Sin embargo, al llegar a la puerta de acceso al juzgado, se volvió hacia los periodistas que le inmortalizaban a una prudente distancia y se paró a hacer unas breves declaraciones. Estaban acreditados ciento veinte reporteros de sesenta medios de comunicación diferentes, entre los que se encontraba la cadena árabe Al Jazeera. Llevaba su discurso aprendido y lo había ido repitiendo durante los últimos metros para sus adentros, para que no le fallase nada.

Alzó su mirada inerte y lo soltó sin que nadie le preguntase nada.

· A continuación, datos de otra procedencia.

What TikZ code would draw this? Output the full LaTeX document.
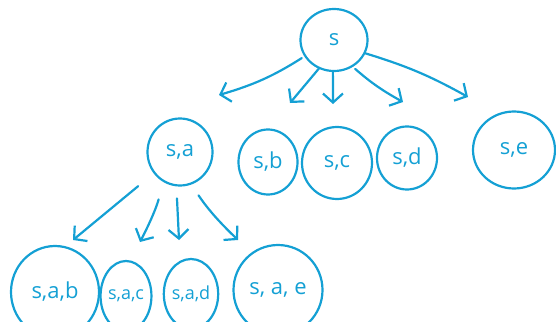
\documentclass[tikz,border=0pt]{standalone}
\usepackage{fontspec}
\setmainfont{Open Sans}
\usetikzlibrary{arrows.meta,shapes.geometric}
\definecolor{ink}{RGB}{20,160,212}
\begin{document}
\begin{tikzpicture}[x=1pt,y=-1pt,
  state/.style={ellipse, draw=ink, line width=2.2pt, inner sep=0pt,
    text=ink, font=\fontsize{22}{22}\selectfont},
  small/.style={font=\fontsize{18}{18}\selectfont},
  edge/.style={draw=ink, line width=2.2pt, line cap=round, line join=round,
    -{Straight Barb[length=9pt,width=20pt,line width=2.2pt]}}]
\useasboundingbox (0,0) rectangle (556,321);
% root
\node[state, minimum width=67pt, minimum height=62pt] (s) at (334,40) {s};
% first level
\node[state, minimum width=65pt, minimum height=67pt] (sa) at (180,152) {s,a};
\node[state, minimum width=59pt, minimum height=65pt] (sb) at (268,162) {s,b};
\node[state, minimum width=70pt, minimum height=72pt] (sc) at (337,163) {s,c};
\node[state, minimum width=60pt, minimum height=63pt] (sd) at (407,158) {s,d};
\node[state, minimum width=82pt, minimum height=77pt] (se) at (514,150) {s,e};
% second level
\node[state, minimum width=88pt, minimum height=92pt] (sab) at (55,292) {s,a,b};
\node[state, small, minimum width=48pt, minimum height=70pt] (sac) at (126,296) {s,a,c};
\node[state, small, minimum width=52pt, minimum height=70pt] (sad) at (191,294) {s,a,d};
\node[state, minimum width=89pt, minimum height=90pt] (sae) at (278,290) {s, a, e};
% arrow ends
\coordinate (e1) at (219,95);
\coordinate (e2) at (290,103);
\coordinate (e3) at (333,104);
\coordinate (e4) at (403,102);
\coordinate (e5) at (468,97);
\coordinate (f1) at (73,240);
\coordinate (f2) at (140,242);
\coordinate (f3) at (179,240);
\coordinate (f4) at (238,240);
% arrows from the root
\draw[edge, shorten <=3pt] (s.209) to[bend left=8] (e1);
\draw[edge] (s.242) -- (e2);
\draw[edge] (s.268) -- (e3);
\draw[edge, shorten <=3pt] (s.305) to[bend right=6] (e4);
\draw[edge] (s.337) to[bend left=6] (e5);
% arrows from s,a
\draw[edge, shorten <=20pt] (sa.219) -- (f1);
\draw[edge, shorten <=18pt] (sa.241) to[bend left=6] (f2);
\draw[edge, shorten <=12pt] (sa.264) -- (f3);
\draw[edge, shorten <=13pt] (sa.289) to[bend right=6] (f4);
\end{tikzpicture}
\end{document}
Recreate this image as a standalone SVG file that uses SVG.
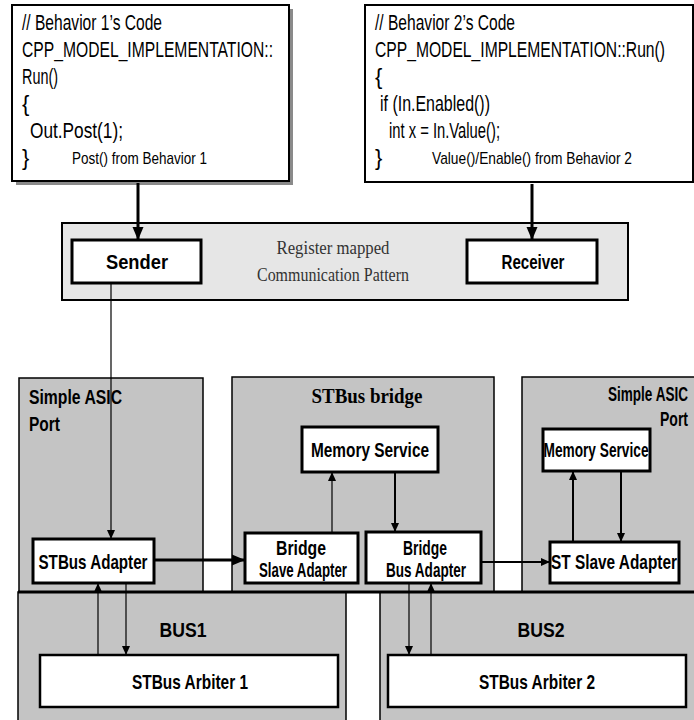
<svg xmlns="http://www.w3.org/2000/svg" width="694" height="720" viewBox="0 0 694 720">
<style>
.code{font-family:"Liberation Sans Narrow","Liberation Sans",Arial,sans-serif;font-size:22px;fill:#000}
.small{font-family:"Liberation Sans Narrow","Liberation Sans",Arial,sans-serif;font-size:17px;fill:#000}
.lbl{font-family:"Liberation Sans Narrow","Liberation Sans",Arial,sans-serif;font-size:21px;font-weight:bold;fill:#000}
.ser{font-family:"Liberation Serif","Times New Roman",serif;font-size:19px;fill:#333}
.serb{font-family:"Liberation Serif","Times New Roman",serif;font-size:21px;font-weight:bold;fill:#000}
.codebox{fill:#fff;stroke:#000;stroke-width:2}
.shadow{fill:#8a8a8a}
.cont{fill:#c4c4c4;stroke:#000;stroke-width:1.5}
.node{fill:#fff;stroke:#000;stroke-width:3}
.thick{stroke:#000;stroke-width:3;fill:none}
.mid{stroke:#000;stroke-width:2;fill:none}
.thin{stroke:#000;stroke-width:1.2;fill:none}
</style>
<defs>
<marker id="ah" markerUnits="userSpaceOnUse" markerWidth="14" markerHeight="14" refX="13" refY="7" orient="auto"><path d="M0,1.5 L13,7 L0,12.5 Z" fill="#000"/></marker>
<marker id="ahs" markerUnits="userSpaceOnUse" markerWidth="10" markerHeight="10" refX="9" refY="5" orient="auto"><path d="M0,1 L9,5 L0,9 Z" fill="#000"/></marker>
</defs>

<g id="code1">
<rect class="shadow" x="16" y="9" width="277" height="176"/>
<rect class="codebox" x="12" y="5" width="277" height="176"/>
<text class="code" x="22" y="30" textLength="140" lengthAdjust="spacingAndGlyphs">// Behavior 1’s Code</text>
<text class="code" x="22" y="57" textLength="251" lengthAdjust="spacingAndGlyphs">CPP_MODEL_IMPLEMENTATION::</text>
<text class="code" x="22" y="84" textLength="36" lengthAdjust="spacingAndGlyphs">Run()</text>
<text class="code" x="22" y="111">{</text>
<text class="code" x="30" y="138" textLength="93" lengthAdjust="spacingAndGlyphs">Out.Post(1);</text>
<text class="code" x="22" y="165">}</text>
<text class="small" x="72" y="164" textLength="135" lengthAdjust="spacingAndGlyphs">Post() from Behavior 1</text>
</g>

<g id="code2">
<rect class="codebox" x="365" y="5" width="328" height="177"/>
<text class="code" x="375" y="30" textLength="140" lengthAdjust="spacingAndGlyphs">// Behavior 2’s Code</text>
<text class="code" x="375" y="57" textLength="290" lengthAdjust="spacingAndGlyphs">CPP_MODEL_IMPLEMENTATION::Run()</text>
<text class="code" x="375" y="84">{</text>
<text class="code" x="380" y="111" textLength="110" lengthAdjust="spacingAndGlyphs">if (In.Enabled())</text>
<text class="code" x="389" y="138" textLength="111" lengthAdjust="spacingAndGlyphs">int x = In.Value();</text>
<text class="code" x="375" y="165">}</text>
<text class="small" x="432" y="164" textLength="200" lengthAdjust="spacingAndGlyphs">Value()/Enable() from Behavior 2</text>
</g>

<g id="pattern">
<rect x="62" y="223" width="566" height="77" fill="#e6e6e6" stroke="#000" stroke-width="2"/>
<text class="ser" x="333" y="254" text-anchor="middle" textLength="113" lengthAdjust="spacingAndGlyphs">Register mapped</text>
<text class="ser" x="333" y="281" text-anchor="middle" textLength="152" lengthAdjust="spacingAndGlyphs">Communication Pattern</text>
</g>
<g id="sender">
<rect class="node" x="72" y="240" width="129" height="43"/>
<text class="lbl" x="137" y="269" text-anchor="middle" textLength="62" lengthAdjust="spacingAndGlyphs">Sender</text>
</g>
<g id="receiver">
<rect class="node" x="467" y="240" width="130" height="43"/>
<text class="lbl" x="533" y="269" text-anchor="middle" textLength="63" lengthAdjust="spacingAndGlyphs">Receiver</text>
</g>

<g id="asic-left">
<rect class="cont" x="19" y="378" width="184" height="214"/>
<text class="lbl" x="29" y="404" textLength="93" lengthAdjust="spacingAndGlyphs">Simple ASIC</text>
<text class="lbl" x="29" y="431" textLength="31" lengthAdjust="spacingAndGlyphs">Port</text>
</g>
<g id="bridge">
<rect class="cont" x="232" y="377" width="262" height="215"/>
<text class="serb" x="367" y="403" text-anchor="middle" textLength="111" lengthAdjust="spacingAndGlyphs">STBus bridge</text>
</g>
<g id="asic-right">
<rect class="cont" x="522" y="377" width="180" height="215"/>
<text class="lbl" x="688" y="401" text-anchor="end" textLength="80" lengthAdjust="spacingAndGlyphs">Simple ASIC</text>
<text class="lbl" x="688" y="426" text-anchor="end" textLength="28" lengthAdjust="spacingAndGlyphs">Port</text>
</g>

<g id="bus1">
<rect class="cont" x="18" y="592" width="328" height="140"/>
<text class="lbl" x="183" y="637" text-anchor="middle" textLength="47" lengthAdjust="spacingAndGlyphs">BUS1</text>
</g>
<g id="bus2">
<rect class="cont" x="380" y="592" width="320" height="140"/>
<text class="lbl" x="541" y="637" text-anchor="middle" textLength="47" lengthAdjust="spacingAndGlyphs">BUS2</text>
</g>
<line x1="18" y1="592" x2="694" y2="592" stroke="#000" stroke-width="3"/>

<g id="mem-bridge">
<rect class="node" x="302" y="427" width="136" height="45"/>
<text class="lbl" x="370" y="457" text-anchor="middle" textLength="118" lengthAdjust="spacingAndGlyphs">Memory Service</text>
</g>
<g id="mem-right">
<rect class="node" x="543" y="429" width="107" height="42"/>
<text class="lbl" x="596" y="457" text-anchor="middle" textLength="105" lengthAdjust="spacingAndGlyphs">Memory Service</text>
</g>
<g id="stbus-adapter">
<rect class="node" x="33" y="539" width="121" height="44"/>
<text class="lbl" x="93" y="569" text-anchor="middle" textLength="109" lengthAdjust="spacingAndGlyphs">STBus Adapter</text>
</g>
<g id="bridge-slave">
<rect class="node" x="245" y="533" width="113" height="50"/>
<text class="lbl" x="301" y="555" text-anchor="middle" textLength="50" lengthAdjust="spacingAndGlyphs">Bridge</text>
<text class="lbl" x="303" y="577" text-anchor="middle" textLength="88" lengthAdjust="spacingAndGlyphs">Slave Adapter</text>
</g>
<g id="bridge-bus">
<rect class="node" x="366" y="532" width="115" height="51"/>
<text class="lbl" x="425" y="555" text-anchor="middle" textLength="44" lengthAdjust="spacingAndGlyphs">Bridge</text>
<text class="lbl" x="426" y="577" text-anchor="middle" textLength="80" lengthAdjust="spacingAndGlyphs">Bus Adapter</text>
</g>
<g id="st-slave">
<rect class="node" x="550" y="542" width="129" height="41"/>
<text class="lbl" x="614" y="569" text-anchor="middle" textLength="126" lengthAdjust="spacingAndGlyphs">ST Slave Adapter</text>
</g>
<g id="arbiter1">
<rect x="40" y="655" width="298" height="52" fill="#fff" stroke="#000" stroke-width="2.5"/>
<text class="lbl" x="190" y="689" text-anchor="middle" textLength="116" lengthAdjust="spacingAndGlyphs">STBus Arbiter 1</text>
</g>
<g id="arbiter2">
<rect x="388" y="655" width="298" height="52" fill="#fff" stroke="#000" stroke-width="2.5"/>
<text class="lbl" x="537" y="689" text-anchor="middle" textLength="116" lengthAdjust="spacingAndGlyphs">STBus Arbiter 2</text>
</g>

<g id="connectors">
<line class="thick" x1="138" y1="183" x2="138" y2="240" marker-end="url(#ah)"/>
<line class="thick" x1="532" y1="184" x2="532" y2="240" marker-end="url(#ah)"/>
<line class="thin" x1="111" y1="283" x2="111" y2="539" marker-end="url(#ahs)"/>
<line class="thick" x1="155" y1="560" x2="245" y2="560" marker-end="url(#ah)"/>
<line class="thin" x1="332" y1="533" x2="332" y2="472" marker-end="url(#ahs)"/>
<line class="mid" x1="395" y1="472" x2="395" y2="532" marker-end="url(#ahs)"/>
<line class="mid" x1="482" y1="562" x2="550" y2="562" marker-end="url(#ahs)"/>
<line class="mid" x1="573" y1="542" x2="573" y2="471" marker-end="url(#ahs)"/>
<line class="mid" x1="621" y1="471" x2="621" y2="542" marker-end="url(#ahs)"/>
<line class="thin" x1="98" y1="655" x2="98" y2="583" marker-end="url(#ahs)"/>
<line class="thin" x1="126" y1="583" x2="126" y2="655" marker-end="url(#ahs)"/>
<line class="thin" x1="409" y1="583" x2="409" y2="655" marker-end="url(#ahs)"/>
<line class="thin" x1="431" y1="655" x2="431" y2="583" marker-end="url(#ahs)"/>
</g>
</svg>
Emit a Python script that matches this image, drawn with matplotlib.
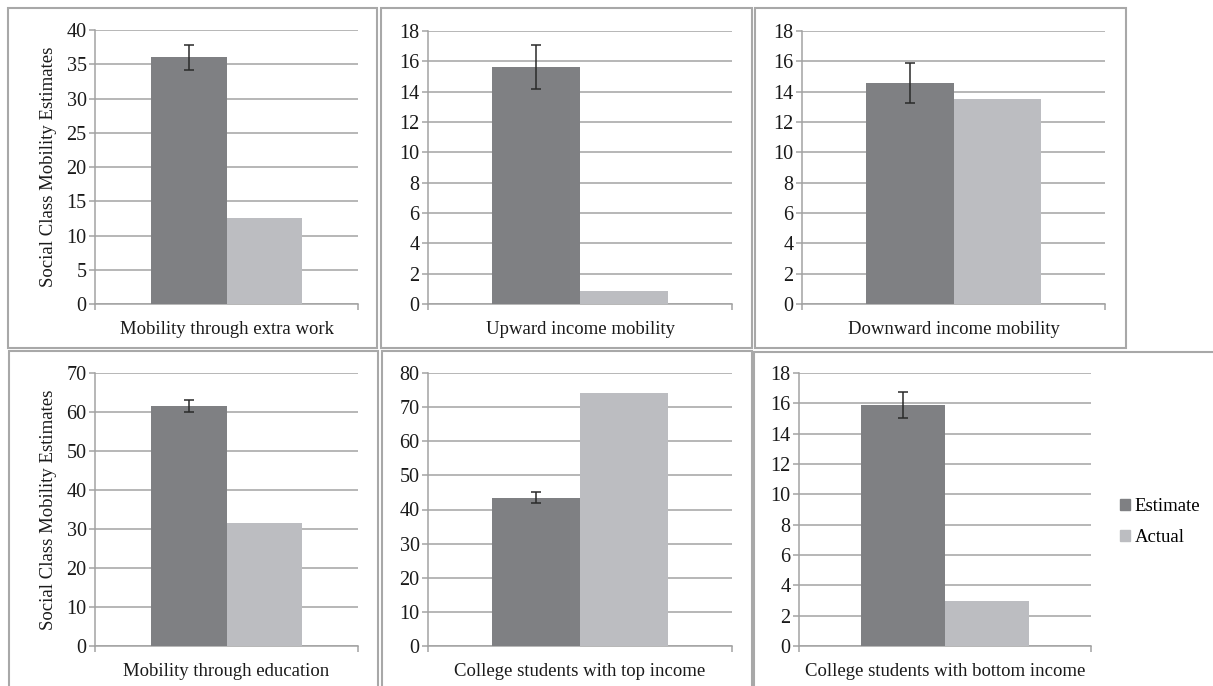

—Comparezco hoy para demostrar mi inocencia, mi honor y mi actividad profesional. Durante estos años he ejercido mis responsabilidades y he tomado decisiones de manera correcta y con total transparencia. Mi intención en el día de hoy es aclarar la verdad de los hechos y estoy convencido de que la declaración de hoy contribuirá a demostrarlo. Muchísimas gracias a todos, muchísimas gracias por su atención.

El duque giró sobre sí mismo, entró en el edificio y se metió en el ascensor que conduce a la primera planta, acompañado de Mario Pascual Vives. Por la rampa de acceso aparecieron los tres fiscales adscritos a Anticorrupción en Baleares. El responsable de la unidad, Juan Carrau, Pedro Horrach y el tercero en discordia, Miguel Ángel Subirán, que descendieron la cuesta entre vítores. Pero los mayores aplausos de la mañana se los llevó el juez Castro, que entró en el recinto ovacionado por el pueblo llano.

Urdangarin se plantó ante el juez con una fotografía de su suegro presidiendo la sala del Juzgado de Instrucción número 3 de Palma. El rey no le quitaba ojo de encima y el duque evitaba, instintivamente, cruzar su mirada con don Juan Carlos. La escena no podía ser más desagradable para él. Llevaba la lección aprendida. Ante cualquier irregularidad administrativa, remitiría al magistrado a su socio Diego Torres, se desvincularía de la evasión a paraísos fiscales y salvaría en todo momento a la infanta Cristina y a la Casa Real. De ahí no se podía ni se debía salir, para evitar problemas.

El interrogatorio comenzó por orden cronológico y el duque de Palma repasó su trayectoria vital desde que conoció a Torres en ESADE. «La relación fue la propia de un profesor y un alumno», relató, hasta que montaron el Instituto Nóos. Entonces su vida cambió por completo y así lo explicó.

El juez Castro le exhibió el folleto publicitario de la entidad, en el que figuraba la infanta Cristina como vocal y su secretario personal, Carlos García Revenga, que se presentaba como asesor de la Casa de S. M. el Rey, como tesorero. Urdangarin esquivó la primera pregunta, que era directa e iba dirigida a la mismísima Jefatura del Estado. Planteaba la relación de La Zarzuela con su negocio, uno de los elementos más delicados y trascendentes del asunto. El duque de Palma salió al paso como pudo de la primera embestida.

—Como Diego Torres había incorporado a familiares suyos, sentí la necesidad de incorporar a una persona de mi confianza. El cargo que desempeñaba García Revenga era de confianza y no tenía poder dispositivo alguno.

En su intento por desvincular a la familia real del Instituto Nóos asumió como una decisión personal el nombramiento del secretario de las infantas y aseguró que «no participó» su nombramiento a la Casa del Rey. «Era conocido que ese señor participaba en una serie de fundaciones y que no le impedían ejercer sus funciones de asesor», agregó. Si salía a relucir la corona, él asumía la culpa. Si empezaban a bailar las cifras, instaba a que se lo preguntaran a Torres. Esta estrategia, que le salvaba a corto plazo, se convertía, sin embargo, en una peligrosa arma de doble filo. No la había consensuado con su socio y la réplica del menorquín podría terminar por hundirle. Sin embargo, siguió con aquella huida hacia delante.